GIVEN INSTRUCTION :: Reproduce from the records below, with no pictures, exactly the lines between the one containing "Convert this chart to matplotlib code." and the one containing "(3.2, 2.2)), clip_on=False)", inclusive.

Dataset items:
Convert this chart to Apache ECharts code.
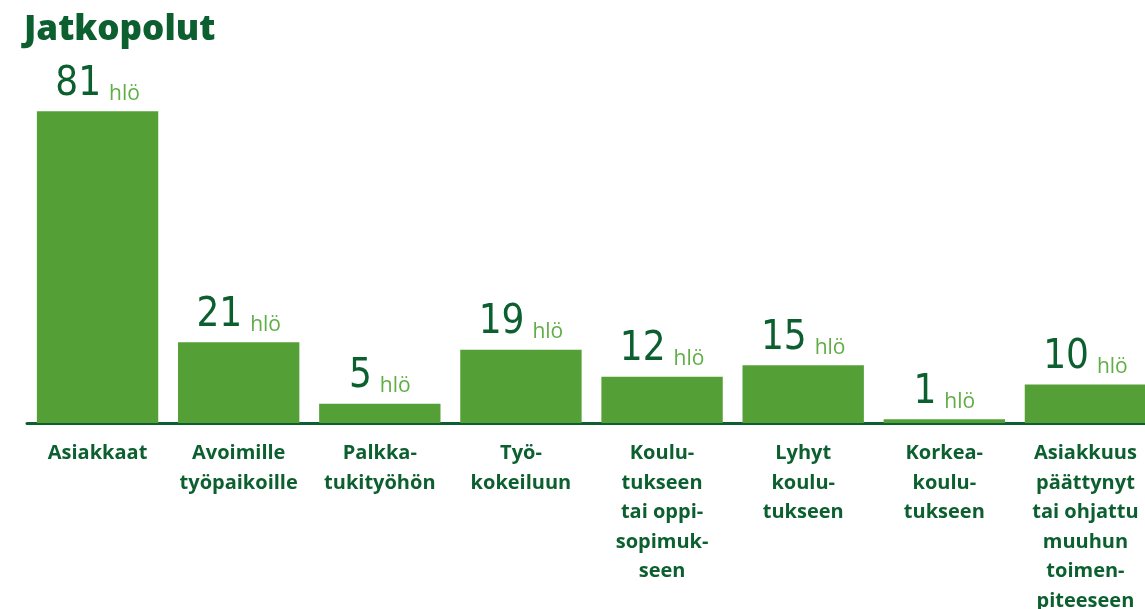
<!DOCTYPE html>
<html>
<head>
<meta charset="utf-8">
<style>
  html, body { margin: 0; padding: 0; background: #fff; }
  #chart { width: 1145px; height: 609px; }
</style>
<script src="https://cdn.jsdelivr.net/npm/echarts@6/dist/echarts.min.js"></script>
</head>
<body>
<div id="chart"></div>
<script>
const categories = [
  'Asiakkaat',
  'Avoimille\ntyöpaikoille',
  'Palkka-\ntukityöhön',
  'Työ-\nkokeiluun',
  'Koulu-\ntukseen\ntai oppi-\nsopimuk-\nseen',
  'Lyhyt\nkoulu-\ntukseen',
  'Korkea-\nkoulu-\ntukseen',
  'Asiakkuus\npäättynyt\ntai ohjattu\nmuuhun\ntoimen-\npiteeseen'
]
const persons = [81, 21, 5, 19, 12, 15, 1, 10]
const unit = 'hlö'

const darkGreen = '#0c5f2f'
const barGreen = '#55a036'
const lightGreen = '#5fae45'

const chart = echarts.init(document.getElementById('chart'))

chart.setOption({
  animation: false,
  title: {
    text: 'Jatkopolut',
    left: 19,
    top: 8,
    textStyle: { fontFamily: 'Open Sans', fontWeight: 800, fontSize: 35, color: darkGreen }
  },
  grid: { left: 27, right: -11, top: 38, bottom: 186, outerBoundsMode: 'none', containLabel: false },
  xAxis: {
    type: 'category',
    data: categories,
    axisLine: { lineStyle: { color: darkGreen, width: 3 } },
    axisTick: { show: false },
    axisLabel: {
      interval: 0,
      margin: 16,
      color: darkGreen,
      fontFamily: 'Open Sans',
      fontWeight: 'bold',
      fontSize: 20,
      lineHeight: 29.5
    }
  },
  yAxis: { type: 'value', min: 0, max: 100, show: false, splitLine: { show: false } },
  series: [{
    type: 'bar',
    data: persons,
    barCategoryGap: '14%',
    itemStyle: { color: barGreen },
    label: {
      show: true,
      position: 'top',
      distance: 7,
      formatter: p => '{n|' + p.value + '}{u|' + unit + '}',
      rich: {
        n: { fontFamily: 'DejaVu Sans Condensed', fontSize: 40, color: darkGreen, lineHeight: 40, verticalAlign: 'bottom' },
        u: { fontFamily: 'Open Sans', fontSize: 21, color: lightGreen, lineHeight: 40, verticalAlign: 'bottom', padding: [0, 0, 0, 8] }
      }
    }
  }]
})
</script>
</body>
</html>
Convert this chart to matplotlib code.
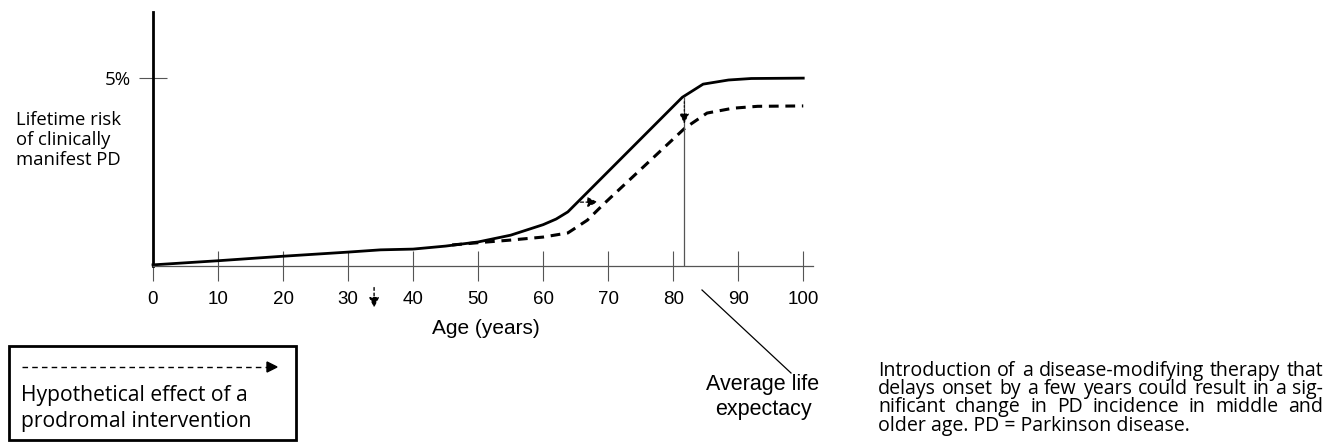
import matplotlib.pyplot as plt
from matplotlib.lines import Line2D

W, H = 1335, 445

# lifetime risk curves (%)
age_now = [0, 10, 20, 30, 35, 40, 45, 50, 55, 60, 62, 63.8, 81.4, 84.6, 88.5, 92, 100]
risk_now = [0.03, 0.14, 0.26, 0.37, 0.43, 0.45, 0.53, 0.64, 0.82, 1.1, 1.25, 1.44, 4.49, 4.84, 4.95, 4.99, 5.0]

age_delay = [46, 50, 55, 60, 63.8, 66.8, 69.5, 81.8, 85.2, 89.2, 93, 100]
risk_delay = [0.56, 0.62, 0.69, 0.77, 0.88, 1.22, 1.68, 3.67, 4.07, 4.2, 4.25, 4.26]

xticks = [0, 10, 20, 30, 40, 50, 60, 70, 80, 90, 100]
life_exp = 81.7
shift_y = 1.70
shift_from, shift_to = 65.3, 68.8

caption = ["Introduction of a disease-modifying therapy that",
           "delays onset by a few years could result in a sig-",
           "nificant change in PD incidence in middle and",
           "older age. PD = Parkinson disease."]


def fx(x):
    return x / W


def fy(y):
    return 1 - y / H


fig = plt.figure(figsize=(W / 100, H / 100), dpi=100)
ax = fig.add_axes([fx(153), fy(266), 660 / W, 254 / H])
ax.set_xlim(0, 101.5)
ax.set_ylim(0, 6.76)

for s in ["top", "right"]:
    ax.spines[s].set_visible(False)
ax.spines["left"].set_linewidth(2.0)
ax.spines["left"].set_color("black")
ax.spines["bottom"].set_linewidth(0.9)
ax.spines["bottom"].set_color("#555555")

ax.set_xticks(xticks)
ax.set_xticklabels([str(t) for t in xticks], fontfamily="Liberation Sans", fontsize=13.5)
ax.tick_params(axis="x", direction="inout", length=22, width=0.8, color="#555555", pad=7)
ax.set_yticks([5])
ax.set_yticklabels(["5%"], fontfamily="Open Sans", fontsize=13.5)
ax.tick_params(axis="y", direction="inout", length=20, width=0.8, color="#555555", pad=6)

ax.plot(age_now, risk_now, color="black", lw=2.0, solid_joinstyle="round", clip_on=False)
ax.plot(age_delay, risk_delay, color="black", lw=2.2, linestyle=(0, (3.2, 2.2)), clip_on=False)

# life expectancy marker
ax.plot([life_exp, life_exp], [0, 4.49], color="#555555", lw=0.9)
ax.annotate("", xy=(life_exp, 3.72), xytext=(life_exp, 4.45),
            arrowprops=dict(arrowstyle="-|>", color="black", lw=0.7,
                            linestyle=(0, (2, 2)), mutation_scale=15))
# horizontal shift arrow
ax.annotate("", xy=(shift_to, shift_y), xytext=(shift_from, shift_y),
            arrowprops=dict(arrowstyle="-|>", color="black", lw=0.9,
                            linestyle=(0, (2.5, 2)), mutation_scale=15))
# small arrow below the axis
ax.annotate("", xy=(34, -1.18), xytext=(34, -0.5), annotation_clip=False,
            arrowprops=dict(arrowstyle="-|>", color="black", lw=1.0,
                            linestyle=(0, (2, 2)), mutation_scale=15))

fig.text(fx(486), fy(329), "Age (years)", ha="center", va="center",
         fontfamily="Liberation Sans", fontsize=15)

fig.text(fx(16), fy(120), "Lifetime risk", ha="left", va="center", fontfamily="Open Sans", fontsize=13.3)
fig.text(fx(16), fy(140), "of clinically", ha="left", va="center", fontfamily="Open Sans", fontsize=13.3)
fig.text(fx(16), fy(160), "manifest PD", ha="left", va="center", fontfamily="Open Sans", fontsize=13.3)

# legend box
box = plt.Rectangle((fx(9), fy(440)), (296 - 9) / W, (440 - 346) / H, transform=fig.transFigure,
                    fill=False, lw=2.0, edgecolor="black")
fig.add_artist(box)
fig.add_artist(Line2D([fx(22), fx(270)], [fy(367), fy(367)], transform=fig.transFigure,
                      color="black", lw=1.0, linestyle=(0, (4, 3))))
fig.patches.append(plt.Polygon([(fx(267), fy(362)), (fx(277), fy(367)), (fx(267), fy(372))],
                               closed=True, color="black", transform=fig.transFigure))
fig.text(fx(21), fy(395), "Hypothetical effect of a", ha="left", va="center",
         fontfamily="Open Sans", fontsize=15.2)
fig.text(fx(21), fy(421), "prodromal intervention", ha="left", va="center",
         fontfamily="Open Sans", fontsize=15.2)

# life expectancy label
fig.add_artist(Line2D([fx(702), fx(791)], [fy(290), fy(373)], transform=fig.transFigure,
                      color="black", lw=0.9))
fig.text(fx(763), fy(397), "Average life\nexpectacy", ha="center", va="center",
         fontfamily="Liberation Sans", fontsize=15.5, linespacing=1.3)

# justified caption; font size chosen so the first line fills the column
renderer = fig.canvas.get_renderer()
cx0, cx1 = 878, 1323
cy = [371, 389, 407, 426]
probe = fig.text(0, 0, caption[0], fontfamily="Open Sans", fontsize=10)
csize = 10 * (cx1 - cx0 - 4) / probe.get_window_extent(renderer).width
probe.remove()
for i, line in enumerate(caption):
    words = line.split(" ")
    if i == len(caption) - 1:
        fig.text(fx(cx0), fy(cy[i]), line, ha="left", va="center", fontfamily="Open Sans", fontsize=csize)
        continue
    arts = [fig.text(0, 0, w, ha="left", va="center", fontfamily="Open Sans", fontsize=csize) for w in words]
    widths = [a.get_window_extent(renderer).width for a in arts]
    gap = (cx1 - cx0 - sum(widths)) / (len(words) - 1)
    x = cx0
    for a, wd in zip(arts, widths):
        a.set_position((fx(x), fy(cy[i])))
        x += wd + gap

fig.savefig("out.png", dpi=100)
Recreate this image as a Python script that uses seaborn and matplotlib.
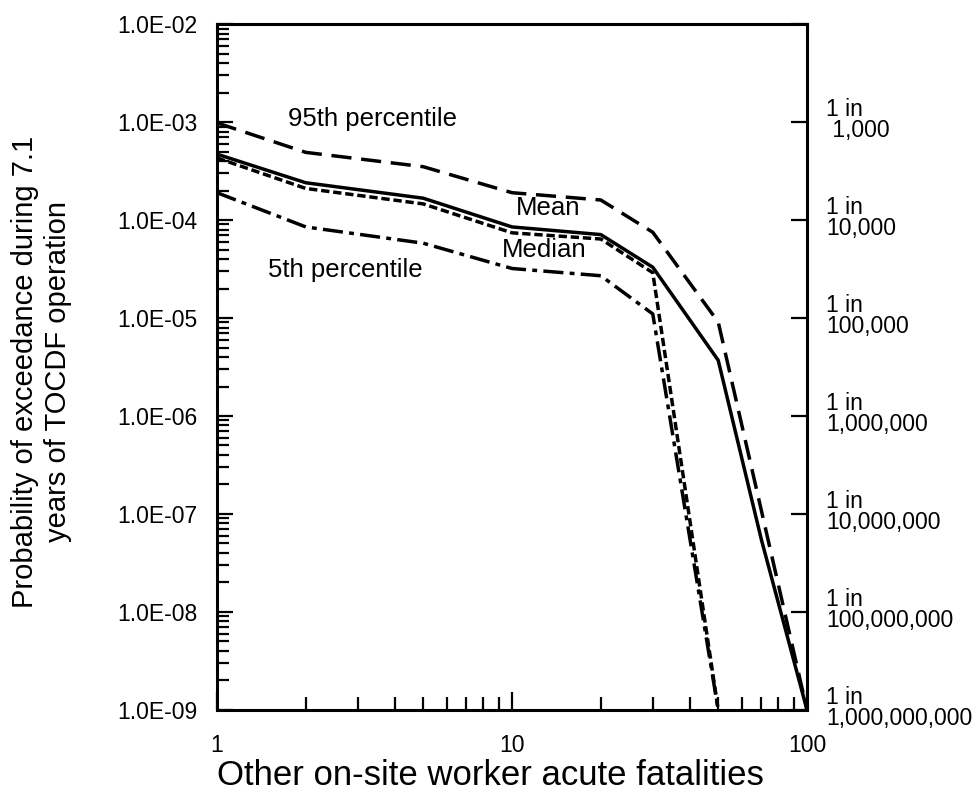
import numpy as np
import pandas as pd
import matplotlib
matplotlib.use("Agg")
import matplotlib.pyplot as plt
from matplotlib.ticker import LogLocator, NullFormatter
import seaborn as sns

# Exceedance curves (fatalities vs probability)
x_mean = [1, 2, 5, 10, 20, 30, 50, 70, 100]
mean_vals = [4.7e-4, 2.4e-4, 1.67e-4, 8.5e-5, 7.1e-5, 3.3e-5, 3.7e-6, 5.5e-8, 1e-9]

x_p95 = [1, 2, 5, 10, 20, 30, 50, 100]
p95_vals = [9.8e-4, 4.9e-4, 3.5e-4, 1.9e-4, 1.6e-4, 7.5e-5, 9.1e-6, 1e-9]

x_median = [1, 2, 5, 10, 20, 30, 50]
median_vals = [4.3e-4, 2.1e-4, 1.46e-4, 7.4e-5, 6.4e-5, 2.9e-5, 1e-9]

x_p05 = [1, 2, 5, 10, 20, 30, 50]
p05_vals = [1.9e-4, 8.5e-5, 5.8e-5, 3.2e-5, 2.7e-5, 1.1e-5, 1e-9]

y_ticks = [1e-2, 1e-3, 1e-4, 1e-5, 1e-6, 1e-7, 1e-8, 1e-9]
y_tick_labels = ["1.0E-02", "1.0E-03", "1.0E-04", "1.0E-05",
                 "1.0E-06", "1.0E-07", "1.0E-08", "1.0E-09"]
odds_labels = ["1 in\n 1,000", "1 in\n10,000", "1 in\n100,000", "1 in\n1,000,000",
               "1 in\n10,000,000", "1 in\n100,000,000", "1 in\n1,000,000,000"]
odds_values = [1e-3, 1e-4, 1e-5, 1e-6, 1e-7, 1e-8, 1e-9]
x_ticks = [1, 10, 100]
x_tick_labels = ["1", "10", "100"]

series = {
    "95th percentile": (x_p95, p95_vals),
    "Mean": (x_mean, mean_vals),
    "Median": (x_median, median_vals),
    "5th percentile": (x_p05, p05_vals),
}
df = pd.concat(
    [pd.DataFrame({"x": xs, "p": ps, "series": name}) for name, (xs, ps) in series.items()],
    ignore_index=True,
)

sns.set_style("ticks")
plt.rcParams["font.family"] = ["Liberation Sans", "DejaVu Sans"]
plt.rcParams["text.color"] = "black"
plt.rcParams["axes.labelcolor"] = "black"
plt.rcParams["xtick.color"] = "black"
plt.rcParams["ytick.color"] = "black"

fig = plt.figure(figsize=(9.8, 8.09), dpi=100)
ax = fig.add_axes([0.2214, 0.1224, 0.6021, 0.8479])

dash_styles = {
    "95th percentile": (5.8, 2.8),
    "Mean": "",
    "Median": (2.4, 1.1),
    "5th percentile": (5.8, 1.8, 1.4, 1.8),
}
sns.lineplot(data=df, x="x", y="p", style="series", dashes=dash_styles,
             color="black", linewidth=2.5, estimator=None, sort=False,
             legend=False, ax=ax)

ax.set_xscale("log")
ax.set_yscale("log")
ax.set_xlim(1, 100)
ax.set_ylim(1e-9, 1e-2)

ax.set_yticks(y_ticks)
ax.set_yticklabels(y_tick_labels)
ax.set_xticks(x_ticks)
ax.set_xticklabels(x_tick_labels)
ax.yaxis.set_minor_locator(LogLocator(base=10, subs=np.arange(2, 10), numticks=20))
ax.xaxis.set_minor_locator(LogLocator(base=10, subs=np.arange(2, 10), numticks=20))
ax.yaxis.set_minor_formatter(NullFormatter())
ax.xaxis.set_minor_formatter(NullFormatter())

for s in ax.spines.values():
    s.set_linewidth(2.2)
    s.set_color("black")

ax.tick_params(axis="y", which="major", direction="in", length=11.5, width=1.6,
               left=True, right=True, labelsize=16.5, pad=14, colors="black")
ax.tick_params(axis="y", which="minor", direction="in", length=8.5, width=1.6,
               left=True, right=False)
ax.tick_params(axis="x", which="major", direction="in", length=13, width=1.6,
               bottom=True, top=False, labelsize=16.5, pad=17, colors="black")
ax.tick_params(axis="x", which="minor", direction="in", length=9.4, width=1.6,
               bottom=True, top=False)

ax.set_xlabel("Other on-site worker acute fatalities", fontsize=25, color="black")
ax.xaxis.set_label_coords(0.464, -0.072)
ax.set_ylabel("Probability of exceedance during 7.1\nyears of TOCDF operation",
              fontsize=21, color="black")
ax.yaxis.set_label_coords(-0.246, 0.493)

# Odds scale along the right edge
for val, lab in zip(odds_values, odds_labels):
    ax.annotate(lab, xy=(1, val), xycoords=("axes fraction", "data"),
                xytext=(14, 1.5), textcoords="offset points",
                ha="left", va="center", fontsize=16.5, linespacing=0.88,
                color="black", annotation_clip=False)

# Curve labels
ax.text(1.74, 1.07e-3, "95th percentile", fontsize=18.5, ha="left", va="center", color="black")
ax.text(13.3, 1.32e-4, "Mean", fontsize=18.5, ha="center", va="center", color="black")
ax.text(12.9, 4.9e-5, "Median", fontsize=18.5, ha="center", va="center", color="black")
ax.text(1.49, 3.1e-5, "5th percentile", fontsize=18.5, ha="left", va="center", color="black")

fig.savefig("out.png", dpi=100, facecolor="white")
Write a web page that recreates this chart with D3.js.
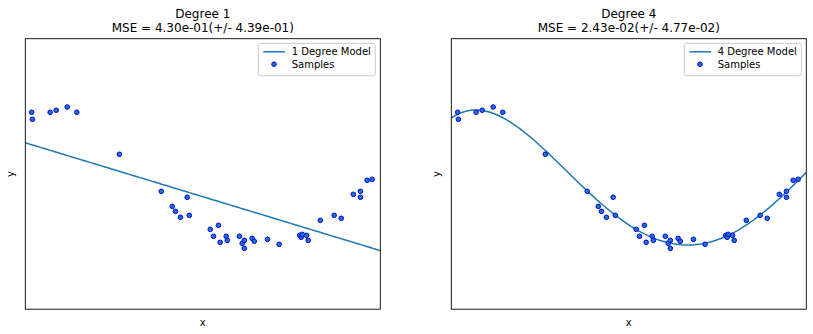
<!DOCTYPE html>
<html><head><meta charset="utf-8">
<script src="https://cdn.jsdelivr.net/npm/d3@7"></script>
<style>body{margin:0;background:#fff} text{font-family:"DejaVu Sans",sans-serif;fill:#000}</style>
</head><body><svg id="c" width="813" height="334"></svg>
<script>
const sampleX = [0.018,0.020,0.070,0.087,0.118,0.145,0.265,0.383,0.414,0.423,0.437,0.456,0.462,0.521,0.530,0.544,0.549,0.566,0.569,0.603,0.611,0.617,0.617,0.639,0.645,0.682,0.715,0.773,0.777,0.780,0.792,0.797,0.831,0.870,0.890,0.924,0.944,0.944,0.963,0.977];
const sampleY = [0.912,0.808,0.912,0.942,0.990,0.912,0.291,-0.257,-0.479,-0.553,-0.641,-0.345,-0.612,-0.819,-0.922,-0.760,-1.011,-0.922,-0.982,-0.922,-1.026,-0.982,-1.100,-0.952,-0.996,-0.967,-1.041,-0.908,-0.937,-0.893,-0.908,-0.982,-0.686,-0.612,-0.656,-0.301,-0.257,-0.345,-0.094,-0.079];
const degrees = [1, 4];
const titles = ["Degree 1", "Degree 4"];
const mseTitles = ["MSE = 4.30e-01(+/- 4.39e-01)", "MSE = 2.43e-02(+/- 4.77e-02)"];
const legendLabels = ["1 Degree Model", "4 Degree Model"];
const xDomain = [0, 1], yDomain = [-2, 2];

function polyfit(xs, ys, deg) {
  const n = deg + 1;
  const A = Array.from({length: n}, () => new Array(n + 1).fill(0));
  for (let k = 0; k < xs.length; k++) {
    const p = [];
    for (let i = 0; i < n; i++) p.push(Math.pow(xs[k], i));
    for (let i = 0; i < n; i++) {
      for (let j = 0; j < n; j++) A[i][j] += p[i] * p[j];
      A[i][n] += p[i] * ys[k];
    }
  }
  for (let c = 0; c < n; c++) {
    let piv = c;
    for (let r = c + 1; r < n; r++) if (Math.abs(A[r][c]) > Math.abs(A[piv][c])) piv = r;
    [A[c], A[piv]] = [A[piv], A[c]];
    for (let r = 0; r < n; r++) {
      if (r === c) continue;
      const f = A[r][c] / A[c][c];
      for (let j = c; j <= n; j++) A[r][j] -= f * A[c][j];
    }
  }
  return A.map((row, i) => row[n] / row[i]);
}

const svg = d3.select("#c");
const panelLeft = [25.3, 451.3];
const W = 355, axTop = 38.7, axBottom = 309.2;
const testX = d3.range(100).map(i => i / 99);

degrees.forEach((deg, idx) => {
  const x0 = panelLeft[idx];
  const x = d3.scaleLinear().domain(xDomain).range([x0, x0 + W]);
  const y = d3.scaleLinear().domain(yDomain).range([axBottom, axTop]);
  const g = svg.append("g");
  const clipId = "clip" + idx;
  g.append("clipPath").attr("id", clipId).append("rect")
    .attr("x", x0).attr("y", axTop).attr("width", W).attr("height", axBottom - axTop);

  const coef = polyfit(sampleX, sampleY, deg);
  const f = t => coef.reduce((s, c, i) => s + c * Math.pow(t, i), 0);
  g.append("path").datum(testX)
    .attr("clip-path", `url(#${clipId})`)
    .attr("d", d3.line().x(d => x(d)).y(d => y(f(d))))
    .attr("fill", "none").attr("stroke", "#1f77b4").attr("stroke-width", 1.5);

  g.selectAll("circle.s").data(sampleX).enter().append("circle")
    .attr("cx", d => x(d)).attr("cy", (d, i) => y(sampleY[i]))
    .attr("r", 2.3).attr("fill", "#1f77b4").attr("stroke", "#0000ff").attr("stroke-width", 1);

  g.append("rect").attr("x", x0).attr("y", axTop).attr("width", W).attr("height", axBottom - axTop)
    .attr("fill", "none").attr("stroke", "#000").attr("stroke-width", 0.9);

  const cx = x0 + W / 2;
  g.append("text").attr("x", cx).attr("y", 17.6).attr("text-anchor", "middle").attr("font-size", 12).text(titles[idx]);
  g.append("text").attr("x", cx).attr("y", 32).attr("text-anchor", "middle").attr("font-size", 12).text(mseTitles[idx]);
  g.append("text").attr("x", cx).attr("y", 326).attr("text-anchor", "middle").attr("font-size", 10).text("x");
  g.append("text").attr("transform", `translate(${x0 - 11},${(axTop + axBottom) / 2}) rotate(-90)`)
    .attr("text-anchor", "middle").attr("font-size", 10).text("y");

  const lw = 117, lh = 32.4;
  const lx = x0 + W - 5 - lw, ly = axTop + 4.7;
  g.append("rect").attr("x", lx).attr("y", ly).attr("width", lw).attr("height", lh).attr("rx", 2)
    .attr("fill", "#fff").attr("fill-opacity", 0.8).attr("stroke", "#ccc").attr("stroke-width", 1);
  g.append("line").attr("x1", lx + 5).attr("x2", lx + 26.7).attr("y1", ly + 8.4).attr("y2", ly + 8.4)
    .attr("stroke", "#1f77b4").attr("stroke-width", 1.5);
  g.append("text").attr("x", lx + 33.4).attr("y", ly + 12).attr("font-size", 10).text(legendLabels[idx]);
  g.append("circle").attr("cx", lx + 15.7).attr("cy", ly + 20.8).attr("r", 2.3)
    .attr("fill", "#1f77b4").attr("stroke", "#0000ff").attr("stroke-width", 1);
  g.append("text").attr("x", lx + 33.4).attr("y", ly + 24.4).attr("font-size", 10).text("Samples");
});
</script></body></html>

WORKED ANSWER ::
Convert this chart to matplotlib code.
import matplotlib.pyplot as plt
from matplotlib.lines import Line2D

W, H = 1335, 445

# lifetime risk curves (%)
age_now = [0, 10, 20, 30, 35, 40, 45, 50, 55, 60, 62, 63.8, 81.4, 84.6, 88.5, 92, 100]
risk_now = [0.03, 0.14, 0.26, 0.37, 0.43, 0.45, 0.53, 0.64, 0.82, 1.1, 1.25, 1.44, 4.49, 4.84, 4.95, 4.99, 5.0]

age_delay = [46, 50, 55, 60, 63.8, 66.8, 69.5, 81.8, 85.2, 89.2, 93, 100]
risk_delay = [0.56, 0.62, 0.69, 0.77, 0.88, 1.22, 1.68, 3.67, 4.07, 4.2, 4.25, 4.26]

xticks = [0, 10, 20, 30, 40, 50, 60, 70, 80, 90, 100]
life_exp = 81.7
shift_y = 1.70
shift_from, shift_to = 65.3, 68.8

caption = ["Introduction of a disease-modifying therapy that",
           "delays onset by a few years could result in a sig-",
           "nificant change in PD incidence in middle and",
           "older age. PD = Parkinson disease."]


def fx(x):
    return x / W


def fy(y):
    return 1 - y / H


fig = plt.figure(figsize=(W / 100, H / 100), dpi=100)
ax = fig.add_axes([fx(153), fy(266), 660 / W, 254 / H])
ax.set_xlim(0, 101.5)
ax.set_ylim(0, 6.76)

for s in ["top", "right"]:
    ax.spines[s].set_visible(False)
ax.spines["left"].set_linewidth(2.0)
ax.spines["left"].set_color("black")
ax.spines["bottom"].set_linewidth(0.9)
ax.spines["bottom"].set_color("#555555")

ax.set_xticks(xticks)
ax.set_xticklabels([str(t) for t in xticks], fontfamily="Liberation Sans", fontsize=13.5)
ax.tick_params(axis="x", direction="inout", length=22, width=0.8, color="#555555", pad=7)
ax.set_yticks([5])
ax.set_yticklabels(["5%"], fontfamily="Open Sans", fontsize=13.5)
ax.tick_params(axis="y", direction="inout", length=20, width=0.8, color="#555555", pad=6)

ax.plot(age_now, risk_now, color="black", lw=2.0, solid_joinstyle="round", clip_on=False)
ax.plot(age_delay, risk_delay, color="black", lw=2.2, linestyle=(0, (3.2, 2.2)), clip_on=False)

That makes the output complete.